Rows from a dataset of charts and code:

------------------------------------------------------------

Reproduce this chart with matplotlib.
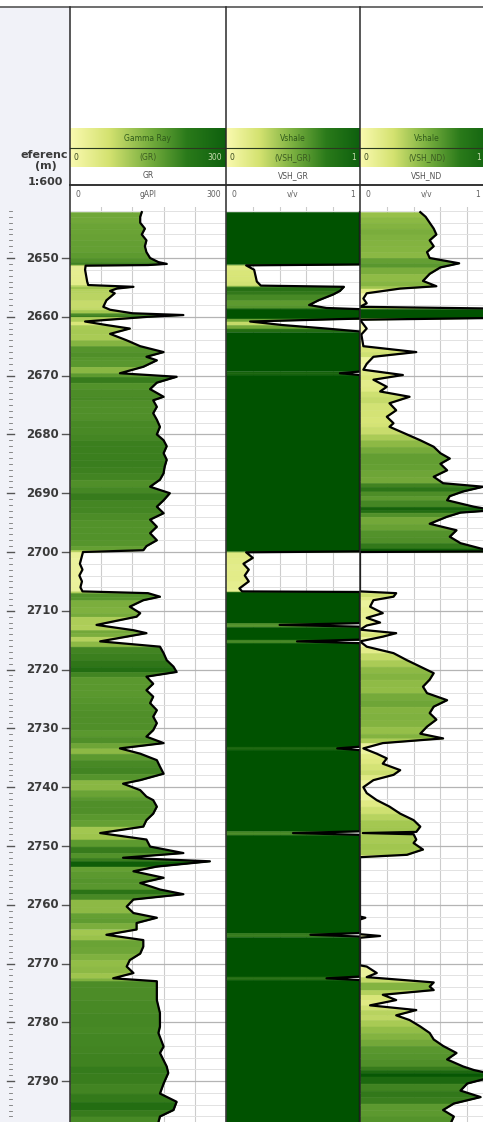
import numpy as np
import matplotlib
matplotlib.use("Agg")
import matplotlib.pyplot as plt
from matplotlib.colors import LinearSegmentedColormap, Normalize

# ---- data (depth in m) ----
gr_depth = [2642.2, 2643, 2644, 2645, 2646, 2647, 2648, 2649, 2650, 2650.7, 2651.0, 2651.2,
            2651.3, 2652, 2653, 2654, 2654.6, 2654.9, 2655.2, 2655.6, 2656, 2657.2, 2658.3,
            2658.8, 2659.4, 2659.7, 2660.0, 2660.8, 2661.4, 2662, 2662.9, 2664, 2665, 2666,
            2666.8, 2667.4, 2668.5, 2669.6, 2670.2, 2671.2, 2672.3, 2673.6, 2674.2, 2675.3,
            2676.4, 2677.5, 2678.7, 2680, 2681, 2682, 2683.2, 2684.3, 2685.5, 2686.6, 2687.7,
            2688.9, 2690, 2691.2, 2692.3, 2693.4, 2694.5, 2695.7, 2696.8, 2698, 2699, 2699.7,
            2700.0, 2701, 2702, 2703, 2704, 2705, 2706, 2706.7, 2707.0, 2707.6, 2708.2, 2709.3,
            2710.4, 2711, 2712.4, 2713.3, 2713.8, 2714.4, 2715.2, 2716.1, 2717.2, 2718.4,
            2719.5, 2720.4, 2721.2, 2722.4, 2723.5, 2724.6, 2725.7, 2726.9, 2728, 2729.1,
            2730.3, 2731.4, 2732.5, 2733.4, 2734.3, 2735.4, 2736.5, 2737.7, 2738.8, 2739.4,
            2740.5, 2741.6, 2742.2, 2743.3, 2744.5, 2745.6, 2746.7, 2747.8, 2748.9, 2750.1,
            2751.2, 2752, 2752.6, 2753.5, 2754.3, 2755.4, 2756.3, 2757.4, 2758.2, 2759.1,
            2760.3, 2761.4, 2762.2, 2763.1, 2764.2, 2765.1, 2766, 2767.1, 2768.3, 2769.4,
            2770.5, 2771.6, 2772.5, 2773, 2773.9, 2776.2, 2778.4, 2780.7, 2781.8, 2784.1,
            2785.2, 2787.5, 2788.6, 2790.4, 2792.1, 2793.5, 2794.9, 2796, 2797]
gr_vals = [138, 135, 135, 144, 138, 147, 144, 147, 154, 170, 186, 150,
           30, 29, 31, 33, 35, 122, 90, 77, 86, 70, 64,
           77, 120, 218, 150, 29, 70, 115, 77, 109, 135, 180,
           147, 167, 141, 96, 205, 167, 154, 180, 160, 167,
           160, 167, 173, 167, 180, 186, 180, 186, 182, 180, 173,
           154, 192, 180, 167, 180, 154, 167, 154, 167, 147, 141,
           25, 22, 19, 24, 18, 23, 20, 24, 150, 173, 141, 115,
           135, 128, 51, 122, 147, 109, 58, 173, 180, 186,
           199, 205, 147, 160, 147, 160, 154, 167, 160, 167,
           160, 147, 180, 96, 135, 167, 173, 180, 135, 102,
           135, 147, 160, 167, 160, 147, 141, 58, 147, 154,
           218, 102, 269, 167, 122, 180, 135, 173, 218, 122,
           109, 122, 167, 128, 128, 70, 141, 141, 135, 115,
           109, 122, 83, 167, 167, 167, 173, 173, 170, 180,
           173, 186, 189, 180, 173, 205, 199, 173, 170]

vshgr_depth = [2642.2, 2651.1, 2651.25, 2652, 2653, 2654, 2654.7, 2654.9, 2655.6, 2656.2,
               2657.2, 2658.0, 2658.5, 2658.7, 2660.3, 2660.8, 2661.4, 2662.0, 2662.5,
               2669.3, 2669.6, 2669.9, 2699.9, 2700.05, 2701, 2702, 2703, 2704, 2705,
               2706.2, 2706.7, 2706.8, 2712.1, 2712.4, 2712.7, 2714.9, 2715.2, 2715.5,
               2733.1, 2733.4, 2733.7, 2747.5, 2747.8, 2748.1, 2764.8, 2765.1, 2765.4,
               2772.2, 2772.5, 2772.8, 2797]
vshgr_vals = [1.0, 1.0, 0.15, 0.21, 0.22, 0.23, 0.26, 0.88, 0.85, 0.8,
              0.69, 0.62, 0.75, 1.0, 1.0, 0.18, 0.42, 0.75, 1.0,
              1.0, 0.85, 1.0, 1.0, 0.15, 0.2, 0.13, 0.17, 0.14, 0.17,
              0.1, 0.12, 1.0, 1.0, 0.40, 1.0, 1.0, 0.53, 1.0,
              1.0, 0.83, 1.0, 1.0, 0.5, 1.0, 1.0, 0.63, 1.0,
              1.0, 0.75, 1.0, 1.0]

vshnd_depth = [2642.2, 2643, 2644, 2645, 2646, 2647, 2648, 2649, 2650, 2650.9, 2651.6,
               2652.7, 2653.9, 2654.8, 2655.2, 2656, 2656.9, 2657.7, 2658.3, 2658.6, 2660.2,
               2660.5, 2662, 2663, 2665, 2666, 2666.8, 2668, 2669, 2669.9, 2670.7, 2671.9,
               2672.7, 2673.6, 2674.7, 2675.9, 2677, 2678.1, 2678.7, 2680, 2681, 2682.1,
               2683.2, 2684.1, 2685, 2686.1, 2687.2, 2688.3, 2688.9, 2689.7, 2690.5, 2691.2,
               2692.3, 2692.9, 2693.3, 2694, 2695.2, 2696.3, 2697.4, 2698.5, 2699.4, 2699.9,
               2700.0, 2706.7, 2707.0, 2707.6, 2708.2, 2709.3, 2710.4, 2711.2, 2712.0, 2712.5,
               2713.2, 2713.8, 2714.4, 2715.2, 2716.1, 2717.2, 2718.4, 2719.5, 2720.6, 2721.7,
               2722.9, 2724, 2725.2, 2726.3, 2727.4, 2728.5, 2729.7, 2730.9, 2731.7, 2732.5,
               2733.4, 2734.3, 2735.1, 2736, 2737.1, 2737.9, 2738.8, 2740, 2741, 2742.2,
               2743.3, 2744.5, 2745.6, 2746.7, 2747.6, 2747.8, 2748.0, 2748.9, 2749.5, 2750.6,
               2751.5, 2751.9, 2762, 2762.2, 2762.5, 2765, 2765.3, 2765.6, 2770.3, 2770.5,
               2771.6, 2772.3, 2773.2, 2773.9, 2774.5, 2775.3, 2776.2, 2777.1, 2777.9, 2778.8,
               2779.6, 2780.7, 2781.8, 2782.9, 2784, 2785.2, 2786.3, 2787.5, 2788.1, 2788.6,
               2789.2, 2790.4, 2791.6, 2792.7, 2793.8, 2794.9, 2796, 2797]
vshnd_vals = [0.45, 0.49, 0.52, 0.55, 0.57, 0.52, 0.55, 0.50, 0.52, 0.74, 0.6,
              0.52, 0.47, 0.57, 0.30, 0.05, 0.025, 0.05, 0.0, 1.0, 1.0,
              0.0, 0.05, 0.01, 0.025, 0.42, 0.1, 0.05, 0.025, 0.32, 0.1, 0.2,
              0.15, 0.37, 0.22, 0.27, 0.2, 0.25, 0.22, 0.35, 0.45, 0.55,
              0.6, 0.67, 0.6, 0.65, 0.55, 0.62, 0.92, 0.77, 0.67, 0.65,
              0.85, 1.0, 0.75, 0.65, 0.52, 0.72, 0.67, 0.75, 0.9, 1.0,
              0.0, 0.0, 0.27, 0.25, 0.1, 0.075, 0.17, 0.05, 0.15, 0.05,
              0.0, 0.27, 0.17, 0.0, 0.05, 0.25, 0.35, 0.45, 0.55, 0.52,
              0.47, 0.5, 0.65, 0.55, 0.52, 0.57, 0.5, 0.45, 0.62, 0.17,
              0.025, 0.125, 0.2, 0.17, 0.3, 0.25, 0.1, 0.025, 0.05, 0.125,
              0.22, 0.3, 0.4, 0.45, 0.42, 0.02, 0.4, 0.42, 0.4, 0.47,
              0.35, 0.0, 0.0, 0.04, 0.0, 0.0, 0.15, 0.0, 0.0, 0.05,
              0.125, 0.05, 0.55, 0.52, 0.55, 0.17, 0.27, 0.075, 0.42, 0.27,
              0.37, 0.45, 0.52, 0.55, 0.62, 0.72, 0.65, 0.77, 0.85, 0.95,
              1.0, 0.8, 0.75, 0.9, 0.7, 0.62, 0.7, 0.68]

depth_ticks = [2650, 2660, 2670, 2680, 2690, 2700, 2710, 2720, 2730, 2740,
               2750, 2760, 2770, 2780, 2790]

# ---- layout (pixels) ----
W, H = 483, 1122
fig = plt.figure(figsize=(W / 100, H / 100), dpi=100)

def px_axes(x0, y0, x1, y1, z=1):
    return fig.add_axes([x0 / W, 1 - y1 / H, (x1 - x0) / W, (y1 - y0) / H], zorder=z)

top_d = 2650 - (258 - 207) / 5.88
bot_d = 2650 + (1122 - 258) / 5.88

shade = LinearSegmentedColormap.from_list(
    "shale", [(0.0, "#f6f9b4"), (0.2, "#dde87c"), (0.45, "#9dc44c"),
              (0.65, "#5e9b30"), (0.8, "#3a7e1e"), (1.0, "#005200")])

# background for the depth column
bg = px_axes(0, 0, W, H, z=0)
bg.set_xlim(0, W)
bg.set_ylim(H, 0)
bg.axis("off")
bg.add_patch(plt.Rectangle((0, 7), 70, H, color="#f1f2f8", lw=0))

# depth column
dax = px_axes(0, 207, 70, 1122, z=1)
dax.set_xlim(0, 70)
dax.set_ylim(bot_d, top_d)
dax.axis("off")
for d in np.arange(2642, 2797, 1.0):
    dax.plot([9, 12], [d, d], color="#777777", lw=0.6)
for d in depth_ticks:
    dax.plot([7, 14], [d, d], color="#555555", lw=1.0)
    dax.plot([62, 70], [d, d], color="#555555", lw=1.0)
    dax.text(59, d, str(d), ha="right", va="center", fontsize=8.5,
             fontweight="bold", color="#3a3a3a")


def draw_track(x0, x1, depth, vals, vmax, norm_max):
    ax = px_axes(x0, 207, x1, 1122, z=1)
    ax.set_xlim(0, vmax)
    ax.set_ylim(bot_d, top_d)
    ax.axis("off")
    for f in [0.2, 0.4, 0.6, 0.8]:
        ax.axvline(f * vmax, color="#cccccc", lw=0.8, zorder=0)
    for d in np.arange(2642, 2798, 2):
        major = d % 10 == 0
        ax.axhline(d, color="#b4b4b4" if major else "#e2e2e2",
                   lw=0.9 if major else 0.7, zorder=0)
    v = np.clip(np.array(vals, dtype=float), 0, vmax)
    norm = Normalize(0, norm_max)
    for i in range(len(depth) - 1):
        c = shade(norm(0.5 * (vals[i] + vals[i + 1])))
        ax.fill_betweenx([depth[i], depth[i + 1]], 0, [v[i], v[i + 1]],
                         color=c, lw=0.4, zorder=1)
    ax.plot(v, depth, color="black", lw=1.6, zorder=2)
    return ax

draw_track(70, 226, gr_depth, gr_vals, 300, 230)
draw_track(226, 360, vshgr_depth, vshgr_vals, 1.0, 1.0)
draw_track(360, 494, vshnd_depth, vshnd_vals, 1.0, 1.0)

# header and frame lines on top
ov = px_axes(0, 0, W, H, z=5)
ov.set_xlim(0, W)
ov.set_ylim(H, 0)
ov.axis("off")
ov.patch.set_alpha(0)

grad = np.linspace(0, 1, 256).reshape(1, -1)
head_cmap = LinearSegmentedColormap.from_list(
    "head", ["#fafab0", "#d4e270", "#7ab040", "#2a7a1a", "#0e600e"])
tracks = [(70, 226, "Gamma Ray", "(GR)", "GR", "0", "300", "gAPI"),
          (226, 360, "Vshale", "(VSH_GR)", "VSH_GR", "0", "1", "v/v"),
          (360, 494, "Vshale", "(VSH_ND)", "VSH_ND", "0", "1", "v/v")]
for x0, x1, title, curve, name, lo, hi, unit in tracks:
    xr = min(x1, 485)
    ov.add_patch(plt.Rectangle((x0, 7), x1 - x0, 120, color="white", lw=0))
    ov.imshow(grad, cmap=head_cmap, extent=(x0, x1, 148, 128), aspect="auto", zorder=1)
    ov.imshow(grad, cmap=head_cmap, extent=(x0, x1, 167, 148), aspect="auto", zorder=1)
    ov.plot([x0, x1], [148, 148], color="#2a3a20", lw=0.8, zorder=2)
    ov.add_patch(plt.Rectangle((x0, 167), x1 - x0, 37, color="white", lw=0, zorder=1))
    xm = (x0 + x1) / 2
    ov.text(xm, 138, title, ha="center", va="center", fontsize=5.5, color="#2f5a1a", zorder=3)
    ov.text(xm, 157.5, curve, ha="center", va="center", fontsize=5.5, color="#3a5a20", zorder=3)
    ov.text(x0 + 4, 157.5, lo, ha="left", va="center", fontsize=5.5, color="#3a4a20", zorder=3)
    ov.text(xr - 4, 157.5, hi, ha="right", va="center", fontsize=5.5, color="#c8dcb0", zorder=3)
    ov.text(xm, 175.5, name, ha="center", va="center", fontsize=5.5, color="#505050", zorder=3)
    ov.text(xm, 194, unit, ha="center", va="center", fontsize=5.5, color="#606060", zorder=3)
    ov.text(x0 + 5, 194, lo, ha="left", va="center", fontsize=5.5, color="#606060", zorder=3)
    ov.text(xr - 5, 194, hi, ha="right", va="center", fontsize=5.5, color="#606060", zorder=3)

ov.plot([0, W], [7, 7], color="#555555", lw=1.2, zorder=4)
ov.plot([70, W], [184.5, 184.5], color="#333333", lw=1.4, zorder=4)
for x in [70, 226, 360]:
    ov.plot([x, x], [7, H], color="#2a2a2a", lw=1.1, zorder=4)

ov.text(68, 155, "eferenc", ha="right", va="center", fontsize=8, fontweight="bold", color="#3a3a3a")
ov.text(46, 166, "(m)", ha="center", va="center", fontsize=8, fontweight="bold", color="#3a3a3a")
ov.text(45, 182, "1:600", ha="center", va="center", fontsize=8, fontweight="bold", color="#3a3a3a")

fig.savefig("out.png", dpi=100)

------------------------------------------------------------

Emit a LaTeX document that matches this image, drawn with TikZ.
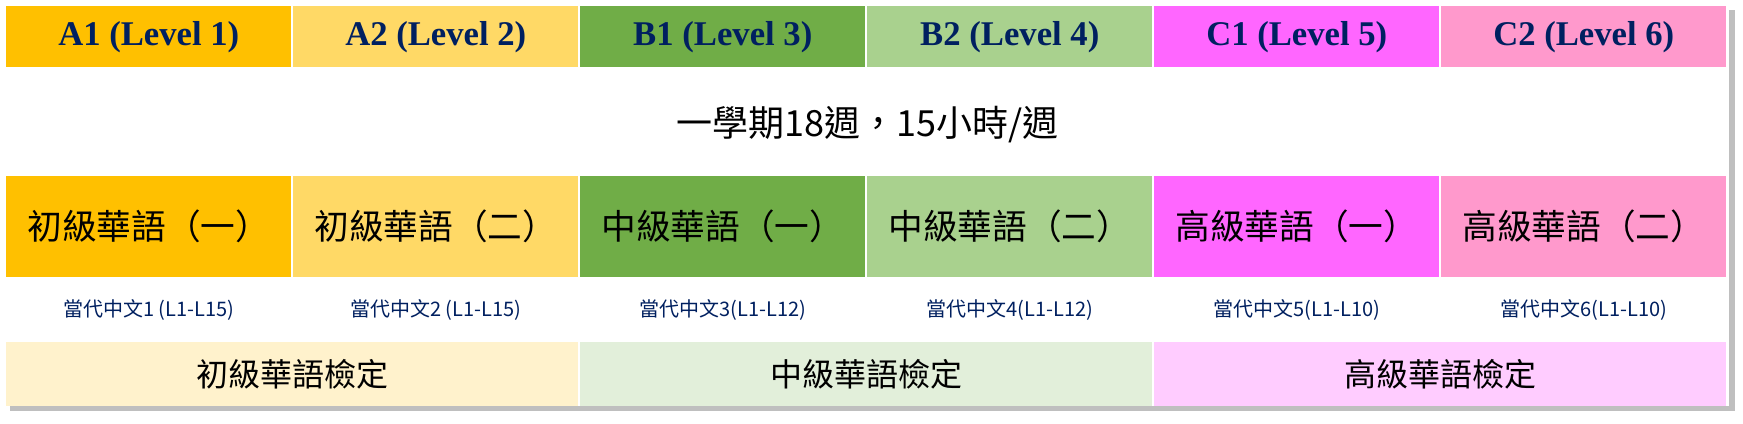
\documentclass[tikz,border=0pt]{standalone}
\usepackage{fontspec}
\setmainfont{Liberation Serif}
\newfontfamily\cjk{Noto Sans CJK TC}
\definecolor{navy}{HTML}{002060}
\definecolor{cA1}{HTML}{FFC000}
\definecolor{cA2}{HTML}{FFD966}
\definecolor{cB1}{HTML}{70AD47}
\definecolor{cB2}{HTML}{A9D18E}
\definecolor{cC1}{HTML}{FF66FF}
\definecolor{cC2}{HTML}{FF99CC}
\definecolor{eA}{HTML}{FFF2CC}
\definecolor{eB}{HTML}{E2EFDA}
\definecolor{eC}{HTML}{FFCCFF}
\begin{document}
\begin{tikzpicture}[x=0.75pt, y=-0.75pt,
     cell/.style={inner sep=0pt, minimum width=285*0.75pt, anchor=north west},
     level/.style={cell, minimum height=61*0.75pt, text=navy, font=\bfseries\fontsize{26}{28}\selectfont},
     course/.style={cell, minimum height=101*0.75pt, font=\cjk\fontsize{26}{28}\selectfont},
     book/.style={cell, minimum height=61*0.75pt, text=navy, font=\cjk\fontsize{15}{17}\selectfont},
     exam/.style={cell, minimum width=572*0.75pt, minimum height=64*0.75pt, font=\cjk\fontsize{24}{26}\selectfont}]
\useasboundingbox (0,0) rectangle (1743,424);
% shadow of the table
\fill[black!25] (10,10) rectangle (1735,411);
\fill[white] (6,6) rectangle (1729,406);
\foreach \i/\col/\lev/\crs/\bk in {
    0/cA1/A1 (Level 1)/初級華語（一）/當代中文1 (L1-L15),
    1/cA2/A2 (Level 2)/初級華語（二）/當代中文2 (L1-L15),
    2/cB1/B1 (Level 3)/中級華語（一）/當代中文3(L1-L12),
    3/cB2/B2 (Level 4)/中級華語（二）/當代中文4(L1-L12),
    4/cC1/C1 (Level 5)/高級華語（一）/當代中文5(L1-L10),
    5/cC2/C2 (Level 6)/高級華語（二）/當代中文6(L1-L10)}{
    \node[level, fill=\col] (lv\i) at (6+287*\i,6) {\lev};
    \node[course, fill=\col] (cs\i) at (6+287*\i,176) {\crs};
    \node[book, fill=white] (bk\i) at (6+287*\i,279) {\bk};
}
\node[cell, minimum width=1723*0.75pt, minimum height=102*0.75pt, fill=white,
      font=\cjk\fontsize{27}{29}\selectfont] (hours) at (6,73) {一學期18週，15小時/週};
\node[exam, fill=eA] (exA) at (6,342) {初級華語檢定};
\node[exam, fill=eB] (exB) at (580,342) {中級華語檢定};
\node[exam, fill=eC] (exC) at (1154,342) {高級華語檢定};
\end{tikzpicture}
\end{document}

------------------------------------------------------------

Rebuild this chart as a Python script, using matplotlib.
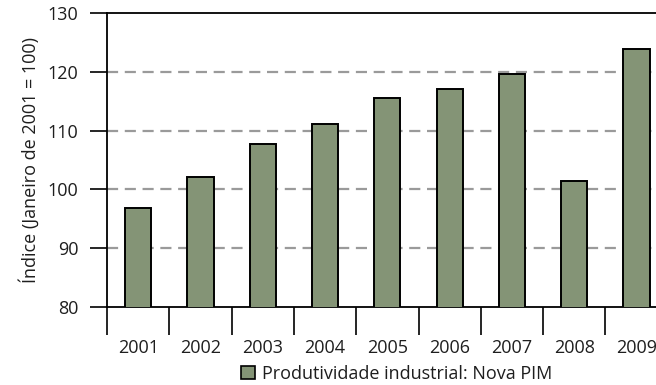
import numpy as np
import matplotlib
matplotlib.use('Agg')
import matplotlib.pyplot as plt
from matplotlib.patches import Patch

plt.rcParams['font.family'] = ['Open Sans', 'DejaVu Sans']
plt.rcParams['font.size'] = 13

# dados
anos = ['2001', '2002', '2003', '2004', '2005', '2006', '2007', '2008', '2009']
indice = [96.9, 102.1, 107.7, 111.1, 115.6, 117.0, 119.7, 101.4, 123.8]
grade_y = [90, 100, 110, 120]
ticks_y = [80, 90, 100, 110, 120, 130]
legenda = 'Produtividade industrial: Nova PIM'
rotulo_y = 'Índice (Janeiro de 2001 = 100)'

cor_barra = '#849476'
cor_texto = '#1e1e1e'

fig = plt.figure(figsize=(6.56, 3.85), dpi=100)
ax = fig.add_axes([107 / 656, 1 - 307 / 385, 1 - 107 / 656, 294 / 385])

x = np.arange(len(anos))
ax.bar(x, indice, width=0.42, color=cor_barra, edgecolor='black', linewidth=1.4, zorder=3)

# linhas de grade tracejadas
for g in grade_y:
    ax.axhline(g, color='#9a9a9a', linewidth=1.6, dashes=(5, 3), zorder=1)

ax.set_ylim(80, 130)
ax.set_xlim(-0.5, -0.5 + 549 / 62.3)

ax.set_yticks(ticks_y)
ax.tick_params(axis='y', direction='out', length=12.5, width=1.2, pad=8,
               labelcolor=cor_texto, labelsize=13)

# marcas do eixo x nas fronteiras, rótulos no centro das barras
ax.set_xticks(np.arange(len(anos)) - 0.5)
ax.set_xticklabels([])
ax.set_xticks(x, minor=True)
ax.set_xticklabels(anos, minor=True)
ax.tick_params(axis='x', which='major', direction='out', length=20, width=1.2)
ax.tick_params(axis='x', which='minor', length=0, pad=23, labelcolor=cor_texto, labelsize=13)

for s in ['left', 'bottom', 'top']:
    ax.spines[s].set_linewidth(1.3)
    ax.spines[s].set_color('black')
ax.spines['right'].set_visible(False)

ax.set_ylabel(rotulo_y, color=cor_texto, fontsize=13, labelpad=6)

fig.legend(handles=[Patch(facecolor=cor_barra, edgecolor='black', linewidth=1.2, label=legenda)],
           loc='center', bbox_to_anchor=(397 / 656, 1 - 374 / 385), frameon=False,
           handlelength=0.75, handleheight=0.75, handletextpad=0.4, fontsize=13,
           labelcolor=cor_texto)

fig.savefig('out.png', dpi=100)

------------------------------------------------------------

Give back exactly the lines from the one that holds "Reproduce this chart with matplotlib." to the one that holds "from matplotlib.colors import", with both ends and without the images.

Reproduce this chart with matplotlib.
import numpy as np
import matplotlib
matplotlib.use("Agg")
import matplotlib.pyplot as plt
from matplotlib.colors import LinearSegmentedColormap, Normalize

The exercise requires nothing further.